Other problems are easier to identify. Check these first and then call a professional

Poor Thermostat Location

If your thermostat is too close to the air handler, it will read the air temperature coming straight out of the unit, not the ambient temperature of the room.

When this happens, the thermostat will almost immediately register the temperature at the correct level and tell the unit to switch off.

Once the air dissipates, the thermostat tells the system to start up again, and the cycle continues.

For the majority of ductless mini splits, the remote also functions as the thermostat. Make sure you replace the remote back on the wall mount after you use it. If you leave it too close to the air handler, it won’t receive an accurate reading.

Screenshot from a YouTube video with an expert demonstration what mini-split bounce back is
Courtesy of Taddy Digest

Oversized Unit

Modern mini-splits use inverter-driven compressor technology, which enables them to modulate their output precisely to the requirements of the room they are heating or cooling.

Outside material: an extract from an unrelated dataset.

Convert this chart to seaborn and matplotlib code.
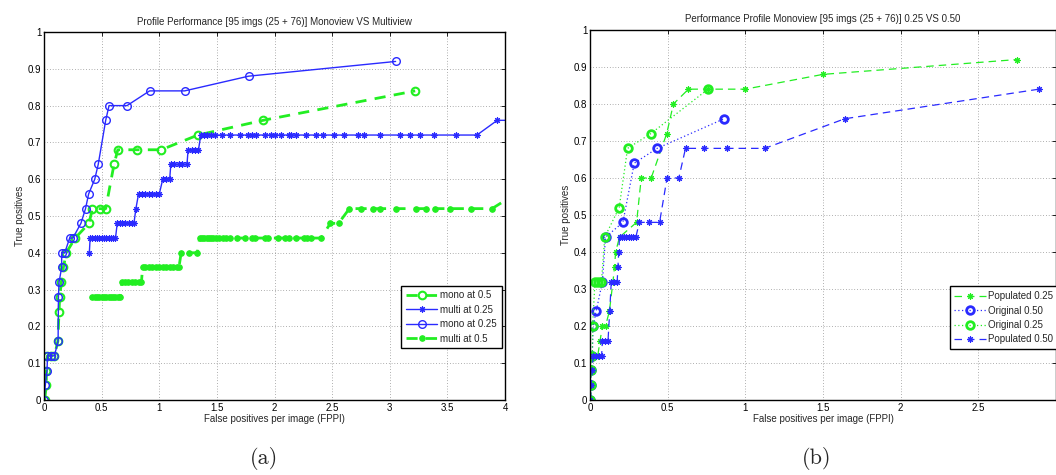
import numpy as np
import pandas as pd
import matplotlib
matplotlib.use("Agg")
import matplotlib.pyplot as plt
import seaborn as sns

# ---------------- data: panel (a) ----------------
mono05_x = [0.005, 0.02, 0.02, 0.03, 0.06, 0.09, 0.12, 0.13, 0.136, 0.15, 0.168, 0.193,
            0.27, 0.39, 0.42, 0.484, 0.535, 0.607, 0.64, 0.806, 1.017, 1.335, 1.90, 3.22]
mono05_y = [0.0, 0.04, 0.08, 0.12, 0.12, 0.12, 0.16, 0.24, 0.28, 0.32, 0.36, 0.40,
            0.44, 0.48, 0.52, 0.52, 0.52, 0.64, 0.68, 0.68, 0.68, 0.72, 0.76, 0.84]

multi025_x = [0.393, 0.40, 0.42, 0.44, 0.46, 0.48, 0.50, 0.52, 0.54, 0.56, 0.58, 0.60, 0.62,
              0.635, 0.66, 0.68, 0.70, 0.74, 0.76, 0.78,
              0.797,
              0.82, 0.85, 0.88, 0.91, 0.94, 0.97, 1.0,
              1.03, 1.06, 1.09,
              1.10, 1.13, 1.17, 1.20, 1.24,
              1.25, 1.28, 1.31, 1.34,
              1.36, 1.387, 1.416, 1.445, 1.48, 1.54, 1.61, 1.70, 1.77, 1.80, 1.843, 1.915,
              1.97, 2.0, 2.057, 2.128, 2.142, 2.185, 2.27, 2.356, 2.418, 2.512, 2.606,
              2.726, 2.777, 2.916, 3.09, 3.175, 3.26, 3.386, 3.574, 3.756,
              3.932, 4.2]
multi025_y = ([0.40] + [0.44] * 12 + [0.48] * 7 + [0.52] + [0.56] * 7 + [0.60] * 3 +
              [0.64] * 5 + [0.68] * 4 + [0.72] * 32 + [0.76, 0.76])

mono025_x = [0.0, 0.011, 0.026, 0.03, 0.06, 0.09, 0.122, 0.125, 0.13, 0.153, 0.153, 0.18,
             0.222, 0.25, 0.32, 0.36, 0.387, 0.44, 0.47, 0.535, 0.564, 0.72, 0.916, 1.22,
             1.775, 3.05]
mono025_y = [0.0, 0.04, 0.08, 0.12, 0.12, 0.12, 0.16, 0.28, 0.32, 0.36, 0.40, 0.40,
             0.44, 0.44, 0.48, 0.52, 0.56, 0.60, 0.64, 0.76, 0.80, 0.80, 0.84, 0.84,
             0.88, 0.92]

multi05_x = ([0.42, 0.44, 0.46, 0.48, 0.50, 0.52, 0.54, 0.56, 0.58, 0.60, 0.62, 0.64, 0.66] +
             [0.675, 0.70, 0.73, 0.76, 0.79, 0.82, 0.845] +
             [0.855, 0.88, 0.91, 0.94, 0.97, 1.0, 1.03, 1.06, 1.09, 1.12, 1.15, 1.17] +
             [1.19, 1.26, 1.33] +
             [1.35, 1.37, 1.39, 1.41, 1.43, 1.45, 1.47, 1.49, 1.52, 1.55, 1.58, 1.61, 1.67,
              1.74, 1.80, 1.83, 1.915, 1.943, 2.03, 2.094, 2.122, 2.19, 2.256, 2.28, 2.32,
              2.404] +
             [2.484, 2.555] +
             [2.649, 2.746, 2.854, 2.916, 3.053, 3.224, 3.315, 3.394, 3.522, 3.707, 3.887] +
             [4.09])
multi05_y = ([0.28] * 13 + [0.32] * 7 + [0.36] * 12 + [0.40] * 3 + [0.44] * 26 +
             [0.48] * 2 + [0.52] * 11 + [0.56])

# ---------------- data: panel (b) ----------------
pop025_x = [0.003, 0.008, 0.012, 0.02, 0.05, 0.065, 0.08, 0.10, 0.125, 0.148, 0.158, 0.165,
            0.19, 0.30, 0.33, 0.394, 0.494, 0.537, 0.634, 0.76, 1.0, 1.5, 2.746]
pop025_y = [0.0, 0.04, 0.08, 0.12, 0.12, 0.16, 0.20, 0.20, 0.24, 0.32, 0.36, 0.40,
            0.44, 0.48, 0.60, 0.60, 0.72, 0.80, 0.84, 0.84, 0.84, 0.88, 0.92]

orig050_x = [0.0, 0.005, 0.008, 0.015, 0.02, 0.04, 0.08, 0.10, 0.212, 0.285, 0.432, 0.863]
orig050_y = [0.0, 0.04, 0.08, 0.12, 0.20, 0.24, 0.32, 0.44, 0.48, 0.64, 0.68, 0.76]

orig025_x = [0.0, 0.005, 0.006, 0.015, 0.017, 0.032, 0.053, 0.074, 0.095, 0.188, 0.242,
             0.392, 0.76]
orig025_y = [0.0, 0.04, 0.08, 0.12, 0.20, 0.32, 0.32, 0.32, 0.44, 0.52, 0.68, 0.72, 0.84]

pop050_x = [0.003, 0.008, 0.015, 0.02, 0.04, 0.06, 0.075, 0.08, 0.098, 0.116, 0.127,
            0.137, 0.155, 0.175, 0.18, 0.185,
            0.19, 0.205, 0.22, 0.235, 0.25, 0.265, 0.28, 0.295,
            0.318, 0.383, 0.448, 0.496, 0.572, 0.615, 0.733, 0.884, 1.125, 1.64, 2.89]
pop050_y = ([0.0, 0.04, 0.08, 0.12, 0.12, 0.12, 0.12, 0.16, 0.16, 0.16, 0.24,
             0.32, 0.32, 0.32, 0.36, 0.40] + [0.44] * 8 +
            [0.48, 0.48, 0.48, 0.60, 0.60, 0.68, 0.68, 0.68, 0.68, 0.76, 0.84])

yticks = [0, 0.1, 0.2, 0.3, 0.4, 0.5, 0.6, 0.7, 0.8, 0.9, 1]
ytick_labels = ["0", "0.1", "0.2", "0.3", "0.4", "0.5", "0.6", "0.7", "0.8", "0.9", "1"]
xticks_a = [0, 0.5, 1, 1.5, 2, 2.5, 3, 3.5, 4]
xtick_labels_a = ["0", "0.5", "1", "1.5", "2", "2.5", "3", "3.5", "4"]
xticks_b = [0, 0.5, 1, 1.5, 2, 2.5, 3]
xtick_labels_b = ["0", "0.5", "1", "1.5", "2", "2.5", ""]

title_a = "Profile Performance [95 imgs (25 + 76)] Monoview VS Multiview"
title_b = "Performance Profile Monoview [95 imgs (25 + 76)] 0.25 VS 0.50"
xlabel = "False positives per image (FPPI)"
ylabel = "True positives"

# ---------------- style ----------------
sns.set_theme(style="white")
plt.rcParams["font.family"] = ["Liberation Sans", "DejaVu Sans"]
FS = 7

GREEN = "#22ee22"
BLUE = "#2a2aff"
STAR = (8, 2, 0)

fig = plt.figure(figsize=(10.56, 4.75), dpi=100)
ax1 = fig.add_axes([0.0417, 0.158, 0.4366, 0.7746])
ax2 = fig.add_axes([0.5587, 0.158, 0.4413, 0.7789])


def style_axes(ax, xlim, xt, xtl):
    ax.set_xlim(*xlim)
    ax.set_ylim(0, 1)
    ax.set_xticks(xt)
    ax.set_xticklabels(xtl, fontsize=FS)
    ax.set_yticks(yticks)
    ax.set_yticklabels(ytick_labels, fontsize=FS)
    ax.tick_params(direction="in", top=True, right=True, length=3, width=0.6,
                   pad=2, colors="black")
    ax.grid(True, color="0.4", linestyle=(0, (1, 3)), linewidth=0.5)
    for sp in ax.spines.values():
        sp.set_color("black")
        sp.set_linewidth(1.0)
    ax.set_xlabel(xlabel, fontsize=FS, labelpad=1)
    ax.set_ylabel(ylabel, fontsize=FS, labelpad=2)


def line(ax, x, y, **kw):
    df = pd.DataFrame({"x": x, "y": y})
    sns.lineplot(data=df, x="x", y="y", ax=ax, estimator=None, sort=False, **kw)


# panel (a)
line(ax1, mono05_x, mono05_y, color=GREEN, linestyle=(0, (4, 3)), linewidth=2,
     marker="o", markersize=5.5, markerfacecolor="none", markeredgecolor=GREEN,
     markeredgewidth=1.5, label="mono at 0.5")
line(ax1, multi025_x, multi025_y, color=BLUE, linestyle="-", linewidth=1,
     marker=STAR, markersize=4.5, markeredgecolor=BLUE, markeredgewidth=0.8,
     label="multi at 0.25")
line(ax1, mono025_x, mono025_y, color=BLUE, linestyle="-", linewidth=1,
     marker="o", markersize=5.5, markerfacecolor="none", markeredgecolor=BLUE,
     markeredgewidth=1.0, label="mono at 0.25")
line(ax1, multi05_x, multi05_y, color=GREEN, linestyle=(0, (4, 3)), linewidth=2,
     marker="o", markersize=4, markerfacecolor=GREEN, markeredgecolor=GREEN,
     label="multi at 0.5")
style_axes(ax1, (0, 4), xticks_a, xtick_labels_a)
ax1.set_title(title_a, fontsize=FS, pad=5)
leg1 = ax1.legend(loc="lower right", bbox_to_anchor=(0.993, 0.14), fontsize=FS,
                  frameon=True, fancybox=False, edgecolor="black", framealpha=1,
                  handlelength=3.2, labelspacing=0.45, borderpad=0.5,
                  handletextpad=0.3, borderaxespad=0)
leg1.get_frame().set_linewidth(1.0)

# panel (b)
line(ax2, pop025_x, pop025_y, color=GREEN, linestyle=(0, (6, 4)), linewidth=0.9,
     marker=STAR, markersize=4.5, markeredgecolor=GREEN, markeredgewidth=0.8,
     label="Populated 0.25")
line(ax2, orig050_x, orig050_y, color=BLUE, linestyle=(0, (1, 2)), linewidth=0.9,
     marker="o", markersize=5.5, markerfacecolor="none", markeredgecolor=BLUE,
     markeredgewidth=2.0, label="Original 0.50")
line(ax2, orig025_x, orig025_y, color=GREEN, linestyle=(0, (1, 2)), linewidth=0.9,
     marker="o", markersize=5.5, markerfacecolor="none", markeredgecolor=GREEN,
     markeredgewidth=2.0, label="Original 0.25")
line(ax2, pop050_x, pop050_y, color=BLUE, linestyle=(0, (6, 4)), linewidth=0.9,
     marker=STAR, markersize=4.5, markeredgecolor=BLUE, markeredgewidth=0.8,
     label="Populated 0.50")
style_axes(ax2, (0, 3), xticks_b, xtick_labels_b)
ax2.set_title(title_b, fontsize=FS, pad=6)
leg2 = ax2.legend(loc="lower right", bbox_to_anchor=(1.005, 0.137), fontsize=FS,
                  frameon=True, fancybox=False, edgecolor="black", framealpha=1,
                  handlelength=3.2, labelspacing=0.45, borderpad=0.5,
                  handletextpad=0.3, borderaxespad=0)
leg2.get_frame().set_linewidth(1.0)

# captions
fig.text(0.25, 0.035, "(a)", family="cmr10", fontsize=16, ha="center", va="center")
fig.text(0.773, 0.035, "(b)", family="cmr10", fontsize=16, ha="center", va="center")

fig.savefig("out.png", dpi=100)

However, if the unit’s capacity is too large, it might not be able to modulate its output to a low enough level. When the heating or cooling load is less than the mini-split’s minimum output, it must turn itself off.

If that happens quickly because the load is much lower than the unit’s output, it will have to turn off frequently, known as “short cycling.”

Short cycling is undesirable because it dramatically reduces the system’s efficiency as the compressor and blowers must spin up every time. It also increases the wear on the components, reducing their lifespan.

If your mini split was installed by a reputable company, this should not be a problem.

However, we see this situation fairly often when homeowners decide to do DIY installs. Installing a bigger unit than you need will create significant problems down the line.

Why Does My Mini-Split Run All the Time?

Mini-splits are designed to run continuously and modulate their output according to the heating or cooling load of the room.

As explained above, running continuously at a low output is much more efficient and prolongs the lifespan of your system.

If your mini-split runs constantly and can’t keep up with your indoor temperature settings, it could point to the unit being undersized or suffering from a mechanical problem.

Final Thoughts on Mini-Split Troubleshooting

Most mini split repairs need to be done by a HVAC professional, but there are a few things you can do yourself.

As a homeowner, the best thing you can do for your mini split system is remember to clean the filters regularly and inspect the outdoor condenser for debris. Beyond that, have your mini split serviced by a professional every 2-3 years.

Most people only call for service when their equipment breaks but you might be able to catch potential problems before they arise with regular maintenance.